Development will follow a hybrid Agile-XP methodology with continuous practices applied throughout all phases of the project:

  • Continuous Testing — Tests written alongside implementation, not after

  • Continuous Documentation — Inline docstrings updated with each feature

  • Continuous Review/Refactor — Iterative PRs with code review and cleanup

Phase 1: Core Framework#

  • Define abstract base class for custom simulation development

  • Design result encapsulation for simulation outputs

  • Create registry pattern for managing multiple simulations

  • Establish reproducible RNG seeding with independent streams

  • Build parallel execution backends (threads for POSIX, processes for Windows)

  • Implement platform-aware backend auto-selection

  • Design chunk-based work distribution for load balancing

  • Define public API and module organization

Phase 2: Statistics Engine#

  • Design configuration system for statistical parameters

  • Implement descriptive statistics (mean, std, percentiles, skew, kurtosis)

  • Implement parametric confidence intervals (z/t critical values)

  • Implement bootstrap confidence intervals (percentile and BCa methods)

  • Implement distribution-free bounds (Chebyshev, Markov)

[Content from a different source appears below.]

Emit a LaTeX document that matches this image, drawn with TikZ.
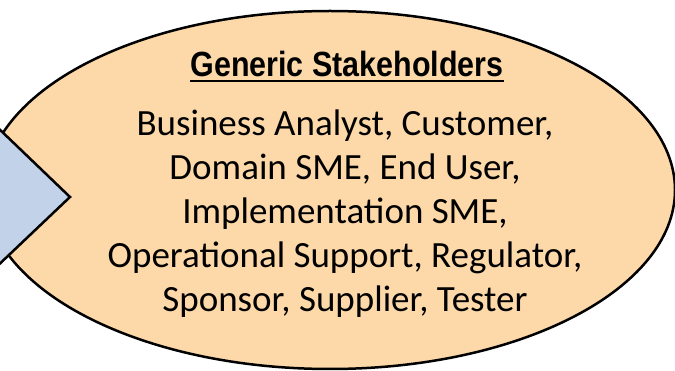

  • Build orchestrator with result encapsulation and error tracking

Phase 3: Built-in Simulations#

  • Pi estimation via geometric probability sampling

  • Portfolio wealth simulation with GBM dynamics

  • Black-Scholes European/American option pricing

  • Path generation for visualization and analysis

Phase 4: CI/CD & Quality Assurance#

  • GitHub Actions pipeline (linting, testing, type checking, building)

  • Cross-platform testing matrix (Linux, macOS, Windows; Python 3.10-3.12)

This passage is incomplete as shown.